START
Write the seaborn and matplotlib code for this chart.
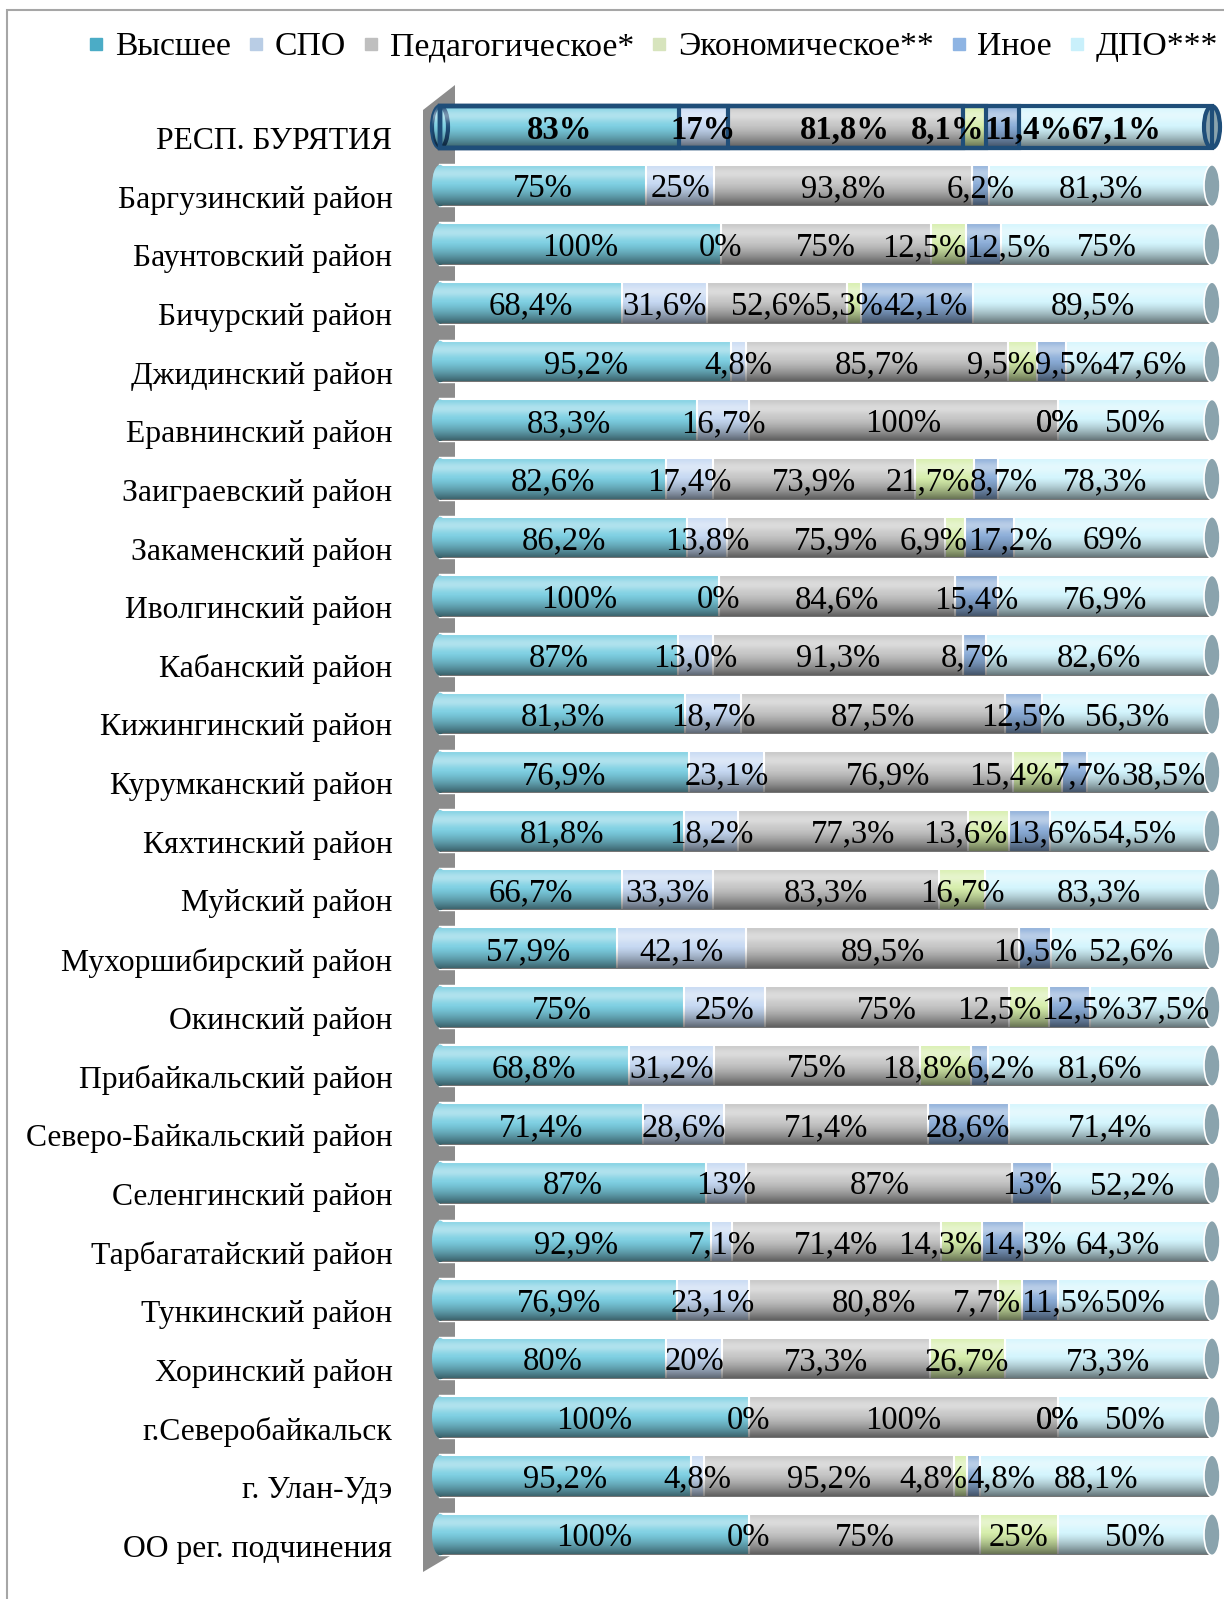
import matplotlib
matplotlib.use("Agg")
import matplotlib.pyplot as plt
import matplotlib.transforms as mtransforms
from matplotlib.patches import Ellipse, Polygon, Rectangle
from matplotlib.lines import Line2D
import numpy as np
import pandas as pd
import seaborn as sns

# данные
regions = ["РЕСП. БУРЯТИЯ", "Баргузинский район", "Баунтовский район", "Бичурский район",
           "Джидинский район", "Еравнинский район", "Заиграевский район", "Закаменский район",
           "Иволгинский район", "Кабанский район", "Кижингинский район", "Курумканский район",
           "Кяхтинский район", "Муйский район", "Мухоршибирский район", "Окинский район",
           "Прибайкальский район", "Северо-Байкальский район", "Селенгинский район",
           "Тарбагатайский район", "Тункинский район", "Хоринский район", "г.Северобайкальск",
           "г. Улан-Удэ", "ОО рег. подчинения"]
categories = ["Высшее", "СПО", "Педагогическое*", "Экономическое**", "Иное", "ДПО***"]

vysshee = [83, 75, 100, 68.4, 95.2, 83.3, 82.6, 86.2, 100, 87, 81.3, 76.9, 81.8, 66.7, 57.9,
           75, 68.8, 71.4, 87, 92.9, 76.9, 80, 100, 95.2, 100]
spo = [17, 25, 0, 31.6, 4.8, 16.7, 17.4, 13.8, 0, 13.0, 18.7, 23.1, 18.2, 33.3, 42.1,
       25, 31.2, 28.6, 13, 7.1, 23.1, 20, 0, 4.8, 0]
pedag = [81.8, 93.8, 75, 52.6, 85.7, 100, 73.9, 75.9, 84.6, 91.3, 87.5, 76.9, 77.3, 83.3, 89.5,
         75, 75, 71.4, 87, 71.4, 80.8, 73.3, 100, 95.2, 75]
econ = [8.1, None, 12.5, 5.3, 9.5, 0, 21.7, 6.9, None, None, None, 15.4, 13.6, 16.7, None,
        12.5, 18.8, None, None, 14.3, 7.7, 26.7, 0, 4.8, 25]
inoe = [11.4, 6.2, 12.5, 42.1, 9.5, 0, 8.7, 17.2, 15.4, 8.7, 12.5, 7.7, 13.6, None, 10.5,
        12.5, 6.2, 28.6, 13, 14.3, 11.5, None, 0, 4.8, None]
dpo = [67.1, 81.3, 75, 89.5, 47.6, 50, 78.3, 69, 76.9, 82.6, 56.3, 38.5, 54.5, 83.3, 52.6,
       37.5, 81.6, 71.4, 52.2, 64.3, 50, 73.3, 50, 88.1, 50]
series = [vysshee, spo, pedag, econ, inoe, dpo]
label_override = {("Кабанский район", "СПО"): "13,0%"}

bar_colors = ["#7ccfe2", "#c5d8f2", "#c4c4c4", "#d6eeab", "#8badd8", "#d3f5fd"]
legend_colors = ["#4bacc6", "#b9cde5", "#bfbfbf", "#d7e4bd", "#8eb4e3", "#c9f0fb"]

rows = []
for cat, vals in zip(categories, series):
    for reg, v in zip(regions, vals):
        rows.append({"region": reg, "category": cat, "value": v})
df = pd.DataFrame(rows)
df["value"] = df["value"].astype(float)
df["category"] = pd.Categorical(df["category"], categories, ordered=True)
df["region"] = pd.Categorical(df["region"], regions, ordered=True)
df = df.sort_values(["region", "category"])
tot = df.groupby("region", observed=True)["value"].transform(lambda s: s.fillna(0).sum())
df["share"] = df["value"].fillna(0) / tot
df["cum"] = df.groupby("region", observed=True)["share"].cumsum()

plt.rcParams["font.family"] = ["Liberation Serif", "DejaVu Serif"]

W, H = 1224, 1599
fig = plt.figure(figsize=(W / 100, H / 100), dpi=100)
# пиксельная разметка области графика
ax_l, ax_r, ax_t, ax_b = 423, 1224, 80, 1580
x0_px, x1_px = 440, 1212
row0_px, step_px = 127, 58.65
ax = fig.add_axes([ax_l / W, 1 - ax_b / H, (ax_r - ax_l) / W, (ax_b - ax_t) / H])
sc = x1_px - x0_px
xlim = ((ax_l - x0_px) / sc, (ax_r - x0_px) / sc)
ylim = ((ax_b - row0_px) / step_px, (ax_t - row0_px) / step_px)
capw = 16 / sc

bw = 0.71
for cat, col in reversed(list(zip(categories, bar_colors))):
    sub = df[df["category"] == cat]
    sns.barplot(data=sub, x="cum", y="region", order=regions, orient="h", color=col,
                saturation=1, width=bw, edgecolor="white", linewidth=1.5,
                errorbar=None, ax=ax)

# объемный эффект
t = np.linspace(0, 1, 80)
wa = 0.40 * np.exp(-((t - 0.22) / 0.16) ** 2)
ba = 0.55 * np.clip((t - 0.45) / 0.55, 0, 1) ** 1.4
white = np.ones((80, 1, 4)); white[:, 0, 3] = wa
black = np.zeros((80, 1, 4)); black[:, 0, 3] = ba
n = len(regions)
for i in range(n):
    first = i == 0
    ecol = "#1f4e79" if first else "white"
    elw = 3 if first else 1.2
    left = Ellipse((0, i), capw, bw, fc=bar_colors[0], ec="#1f4e79" if first else "none",
                   lw=elw, zorder=2.5)
    ax.add_patch(left)
    for g in (white, black):
        ax.imshow(g, extent=[0, 1, i + bw / 2, i - bw / 2], aspect="auto",
                  interpolation="bilinear", zorder=3)
        im = ax.imshow(g, extent=[-capw / 2, 0, i + bw / 2, i - bw / 2], aspect="auto",
                       interpolation="bilinear", zorder=2.6)
        im.set_clip_path(left)
    ax.add_patch(Ellipse((1, i), capw, bw, fc="#8aa3ad", ec=ecol, lw=elw, zorder=4))

# выделение строки республики
for p in list(ax.patches):
    if isinstance(p, Rectangle) and abs(p.get_y() + p.get_height() / 2) < 0.01:
        ax.add_patch(Rectangle(p.get_xy(), p.get_width(), p.get_height(), fill=False,
                               ec="#1f4e79", lw=3, zorder=5))

# стенка
wx0, wx1 = (423 - x0_px) / sc, (455 - x0_px) / sc
wall = Polygon([(wx0, (110 - row0_px) / step_px), (wx1, (85 - row0_px) / step_px),
                (wx1, (1553 - row0_px) / step_px), (wx0, (1572 - row0_px) / step_px)],
               closed=True, fc="#8c8c8c", ec="none", zorder=0.5)
ax.add_patch(wall)

ax.set_xlim(*xlim)
ax.set_ylim(*ylim)

# подписи
labels = {i: [] for i in range(n)}
for _, r in df.iterrows():
    if np.isnan(r["value"]):
        continue
    key = (r["region"], r["category"])
    lab = label_override.get(key, f"{r['value']:.1f}".rstrip("0").rstrip(".").replace(".", ",") + "%")
    i = regions.index(r["region"])
    x = r["cum"] - r["share"] / 2
    txt = ax.text(x, i, lab, ha="center", va="center_baseline", fontsize=23.5,
                  fontweight="bold" if i == 0 else "normal", zorder=6)
    labels[i].append([x, lab, txt])

# разведение наложенных подписей
fig.canvas.draw()
rend = fig.canvas.get_renderer()
for i in range(n):
    groups = []
    for x, lab, txt in labels[i]:
        if groups and abs(groups[-1][0] - x) < 1e-9 and groups[-1][1] == lab:
            groups[-1][2].append(txt)
            continue
        bb = txt.get_window_extent(rend)
        groups.append([x, lab, [txt], bb.width / ax.bbox.width * (xlim[1] - xlim[0])])
    pos = [g[0] for g in groups]
    for _ in range(200):
        for k in range(len(groups) - 1):
            ov = (pos[k] + groups[k][3] / 2) - (pos[k + 1] - groups[k + 1][3] / 2)
            if ov > 0:
                pos[k] -= ov / 2
                pos[k + 1] += ov / 2
    for g, p in zip(groups, pos):
        for txt in g[2]:
            txt.set_x(p)

ax.set_xlabel("")
ax.set_ylabel("")
ax.set_xticks([])
for s in ax.spines.values():
    s.set_visible(False)
ax.tick_params(axis="y", length=0, pad=22, labelsize=22.8)
off = mtransforms.ScaledTranslation(0, -11 / 100, fig.dpi_scale_trans)
for lbl in ax.get_yticklabels():
    lbl.set_transform(lbl.get_transform() + off)

handles = [Line2D([], [], marker="s", ls="", color=c, markersize=8.5) for c in legend_colors]
fig.legend(handles, categories, loc="center", bbox_to_anchor=(653 / W, 1 - 47 / H), ncol=6,
           frameon=False, fontsize=24.3, handlelength=0.5, handletextpad=0.3,
           columnspacing=0.5, borderpad=0)

fig.add_artist(Rectangle((7 / W, -0.05), 1.2, 1.05 - 10 / H, transform=fig.transFigure,
                         fill=False, ec="#a6a6a6", lw=1.5))

fig.savefig("out.png", dpi=100)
END
GOAL: Where a line holds "matplotlib", copy it out.

WRITTEN SOLUTION:
Write the seaborn and matplotlib code for this chart.
import matplotlib
matplotlib.use("Agg")
import matplotlib.pyplot as plt
import matplotlib.transforms as mtransforms
from matplotlib.patches import Ellipse, Polygon, Rectangle
from matplotlib.lines import Line2D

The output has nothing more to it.